Im Central Park von New York bat der schwarze VogelEnthusiast Chris Cooper die weiße Hundebesitzerin Amy Cooper (nicht verwandt), ihr Tier wie vorgeschrieben anzuleinen. Die Frau bediente den Polizeinotruf 911 und erklärte, ein schwarzer Mann „bedroht mein Leben“. In Louisville/Kentucky wurde die Schwarze Breonna Taylor (26) in ihrer Wohnung von Polizisten mit acht Schüssen getötet. Die Cops hatten sich bei einer Drogen-Razzia in der Adresse geirrt.
Vorfälle, die anknüpfen an Trayvon Martin, Michael Brown, Eric Garner oder Freddy Grey. Namen, die in den USA jeder Afroamerikaner mit Rassismus und tödlicher Gewalt in Verbindung bringt.
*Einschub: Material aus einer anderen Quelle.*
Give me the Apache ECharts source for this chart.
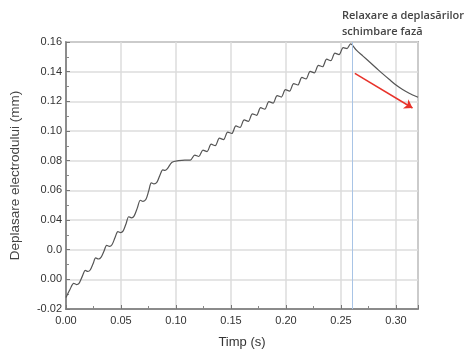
<!DOCTYPE html>
<html>
<head>
<meta charset="utf-8">
<script src="https://cdn.jsdelivr.net/npm/echarts@6/dist/echarts.min.js"></script>
<style>
  html, body { margin: 0; padding: 0; background: #fff; }
  #chart { width: 466px; height: 354px; }
</style>
</head>
<body>
<div id="chart"></div>
<script>
// time (s) and electrode displacement (mm)
const timeS = [
  0.0000, 0.0035, 0.0070, 0.0095, 0.0120, 0.0148, 0.0176, 0.0198, 0.0220, 0.0246,
  0.0270, 0.0295, 0.0318, 0.0345, 0.0370, 0.0395, 0.0418, 0.0445, 0.0472, 0.0496,
  0.0520, 0.0546, 0.0570, 0.0595, 0.0620, 0.0648, 0.0676, 0.0700, 0.0727, 0.0752,
  0.0776, 0.0800, 0.0827, 0.0853, 0.0880, 0.0900, 0.0920, 0.0964, 0.1024, 0.1080,
  0.1130, 0.1170, 0.1207, 0.1245, 0.1282, 0.1320, 0.1357, 0.1395, 0.1432, 0.1470,
  0.1507, 0.1545, 0.1582, 0.1620, 0.1657, 0.1695, 0.1732, 0.1770, 0.1807, 0.1845,
  0.1882, 0.1920, 0.1957, 0.1995, 0.2032, 0.2070, 0.2107, 0.2145, 0.2182, 0.2220,
  0.2257, 0.2295, 0.2332, 0.2370, 0.2407, 0.2445, 0.2482, 0.2520, 0.2555, 0.2587,
  0.2640, 0.2700, 0.2760, 0.2820, 0.2880, 0.2940, 0.3000, 0.3060, 0.3120, 0.3200
];
const dispMm = [
  -0.0122, -0.0070, -0.0027, -0.0035, -0.0025, 0.0020, 0.0060, 0.0053, 0.0063, 0.0105,
  0.0144, 0.0137, 0.0148, 0.0190, 0.0229, 0.0222, 0.0233, 0.0280, 0.0322, 0.0315,
  0.0327, 0.0375, 0.0422, 0.0415, 0.0428, 0.0480, 0.0533, 0.0526, 0.0540, 0.0596,
  0.0650, 0.0643, 0.0655, 0.0700, 0.0738, 0.0735, 0.0745, 0.0789, 0.0800, 0.0804,
  0.0803, 0.0838, 0.0828, 0.0871, 0.0861, 0.0911, 0.0901, 0.0952, 0.0942, 0.0993,
  0.0983, 0.1034, 0.1024, 0.1075, 0.1065, 0.1116, 0.1106, 0.1157, 0.1147, 0.1198,
  0.1188, 0.1239, 0.1229, 0.1279, 0.1269, 0.1320, 0.1310, 0.1361, 0.1351, 0.1402,
  0.1392, 0.1443, 0.1433, 0.1484, 0.1474, 0.1525, 0.1515, 0.1562, 0.1556, 0.1587,
  0.1545, 0.1505, 0.1465, 0.1425, 0.1385, 0.1347, 0.1310, 0.1280, 0.1255, 0.1228
];
// y tick labels as printed on the figure
const yTickLabels = ['-0.02', '0.00', '0.0', '0.04', '0.06', '0.08', '0.10', '0.12', '0.14', '0.16'];
const phaseChangeT = 0.2568;
const arrowFrom = [0.2626, 0.1389];
const arrowTo = [0.3150, 0.1155];

const chart = echarts.init(document.getElementById('chart'));

const axisText = { color: '#333', fontFamily: 'Liberation Sans', fontSize: 11 };

chart.setOption({
  animation: false,
  graphic: [
    {
      type: 'text', left: 342, top: 10,
      style: { text: 'Relaxare a deplasărilor', fill: '#444', font: '600 11px "Open Sans"' }
    },
    {
      type: 'text', left: 342, top: 26,
      style: { text: 'schimbare fază', fill: '#444', font: '600 11px "Open Sans"' }
    }
  ],
  grid: {
    left: 62, right: 48, top: 42, bottom: 42,
    show: true, borderColor: '#777', borderWidth: 1.5
  },
  xAxis: {
    type: 'value', min: 0, max: 0.32, interval: 0.05,
    name: 'Timp (s)', nameLocation: 'middle', nameGap: 27,
    nameTextStyle: { color: '#333', fontFamily: 'Liberation Sans', fontSize: 13 },
    axisLine: { onZero: false, lineStyle: { color: '#777', width: 1.5 } },
    axisTick: { inside: true, length: 4, lineStyle: { color: '#777' } },
    minorTick: { show: true, splitNumber: 2, length: 3, lineStyle: { color: '#888' } },
    splitLine: { show: true, lineStyle: { color: '#dcdcdc', width: 1.5 } },
    axisLabel: Object.assign({
      margin: 6,
      showMaxLabel: false,
      formatter: v => (Math.abs(v / 0.05 - Math.round(v / 0.05)) < 1e-6 ? v.toFixed(2) : '')
    }, axisText)
  },
  yAxis: {
    type: 'value', min: -0.02, max: 0.16, interval: 0.02,
    name: 'Deplasare electrodului (mm)', nameLocation: 'middle', nameGap: 44,
    nameTextStyle: { color: '#444', fontFamily: 'Liberation Sans', fontSize: 13.5 },
    axisLine: { show: true, onZero: false, lineStyle: { color: '#777', width: 1.5 } },
    axisTick: { inside: true, length: 4, lineStyle: { color: '#777' } },
    minorTick: { show: true, splitNumber: 2, length: 3, lineStyle: { color: '#888' } },
    splitLine: { show: true, lineStyle: { color: '#dcdcdc', width: 1.5 } },
    axisLabel: Object.assign({
      margin: 4,
      formatter: v => yTickLabels[Math.round((v + 0.02) / 0.02)]
    }, axisText)
  },
  series: [
    {
      type: 'line',
      data: timeS.map((t, i) => [t, dispMm[i]]),
      symbol: 'none',
      smooth: 0.3,
      lineStyle: { color: '#555', width: 1.2 },
      markLine: {
        silent: true, symbol: 'none', label: { show: false },
        lineStyle: { color: '#a8c4e6', width: 1, type: 'solid' },
        data: [{ xAxis: phaseChangeT }]
      },
      z: 3
    },
    {
      type: 'line',
      data: [],
      markLine: {
        silent: true,
        symbol: ['none', 'arrow'], symbolSize: 8,
        label: { show: false },
        lineStyle: { color: '#e8322a', width: 1.5, type: 'solid' },
        data: [[{ coord: arrowFrom }, { coord: arrowTo }]]
      }
    }
  ]
});
</script>
</body>
</html>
Nicht zu vergessen Philando Castile. 2016 verlor der Polizist Jeronimo Yanez bei einer Fahrzeugkontrolle in der Nähe von Minneapolis die Nerven. Er feuerte sieben Kugeln auf den im Auto sitzenden Castile. Weil er glaubte, dass der Schwarze nicht nach einer Brieftasche greifen wollte. Sondern nach einer Waffe. Diamond Reynolds, die Freundin des Opfers, postete die vermeidbar gewesene Tragödie live auf Facebook. Ihre vierjährige Tochter saß auf dem Rücksitz.
Mark Dayton, damals Gouverneur von Minnesota, sagte nach dem bis heute umstrittenen Freispruch für Officer Yanez, Philando Castile wäre noch am Leben, wenn seine Hautfarbe weiß gewesen wäre.